» Direction
Leaving the pictures aside, transcribe every line below exactly.

» Information supplied
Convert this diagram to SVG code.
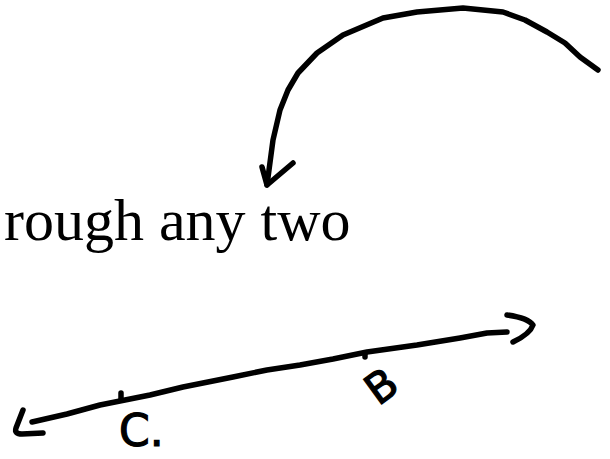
<svg xmlns="http://www.w3.org/2000/svg" width="610" height="459" viewBox="0 0 610 459">
<style>
.ink{fill:none;stroke:#000;stroke-width:5.5;stroke-linecap:round;stroke-linejoin:round}
.typed{font-family:"Liberation Serif","Times New Roman",serif;font-size:60px;fill:#000}
.hand{font-family:"DejaVu Sans","Liberation Sans",sans-serif;fill:#000;stroke:#000;stroke-width:1.2}
</style>
<rect width="610" height="459" fill="#fff"/>
<g id="caption">
<text class="typed" x="4" y="240">rough any two</text>
</g>
<g id="point-C">
<text class="hand" x="119" y="446" font-size="44">C.</text>
</g>
<g id="point-B">
<text class="hand" font-size="42" transform="translate(381,386) rotate(-36)" text-anchor="middle" dy="15">B</text>
</g>
<g id="connectors">
<path class="ink" d="M598,70 L580,57 L565,43 L547,32 L525,20 L503,12 L463,8 L417,12 L383,18 L343,35 L317,53 L298,73 L288,90 L280,110 L273,140 L267,185"/>
<path class="ink" d="M262,167 L267,185 L293,163"/>
<path class="ink" d="M32,422 L67,414 L100,405 L150,395 L183,387 L233,377 L267,370 L300,365 L333,359 L367,352 L417,345 L460,338 L487,333 L507,332"/>
<path class="ink" d="M23,410 L16,428 Q14,434 22,434 L43,433"/>
<path class="ink" d="M507,315 Q528,318 533,325 Q530,334 513,342"/>
<path class="ink" d="M121,393 L121,399"/>
<path class="ink" d="M365,353 L365,357"/>
</g>
</svg>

» Correct output
Convert this diagram to SVG code.
<svg xmlns="http://www.w3.org/2000/svg" width="610" height="459" viewBox="0 0 610 459">
<style>
.ink{fill:none;stroke:#000;stroke-width:5.5;stroke-linecap:round;stroke-linejoin:round}
.typed{font-family:"Liberation Serif","Times New Roman",serif;font-size:60px;fill:#000}
.hand{font-family:"DejaVu Sans","Liberation Sans",sans-serif;fill:#000;stroke:#000;stroke-width:1.2}
</style>
<rect width="610" height="459" fill="#fff"/>
<g id="caption">
<text class="typed" x="4" y="240">rough any two</text>
</g>
<g id="point-C">
<text class="hand" x="119" y="446" font-size="44">C.</text>
</g>
<g id="point-B">
<text class="hand" font-size="42" transform="translate(381,386) rotate(-36)" text-anchor="middle" dy="15">B</text>
</g>
<g id="connectors">
<path class="ink" d="M598,70 L580,57 L565,43 L547,32 L525,20 L503,12 L463,8 L417,12 L383,18 L343,35 L317,53 L298,73 L288,90 L280,110 L273,140 L267,185"/>
<path class="ink" d="M262,167 L267,185 L293,163"/>
<path class="ink" d="M32,422 L67,414 L100,405 L150,395 L183,387 L233,377 L267,370 L300,365 L333,359 L367,352 L417,345 L460,338 L487,333 L507,332"/>
<path class="ink" d="M23,410 L16,428 Q14,434 22,434 L43,433"/>
<path class="ink" d="M507,315 Q528,318 533,325 Q530,334 513,342"/>
<path class="ink" d="M121,393 L121,399"/>
<path class="ink" d="M365,353 L365,357"/>
</g>
</svg>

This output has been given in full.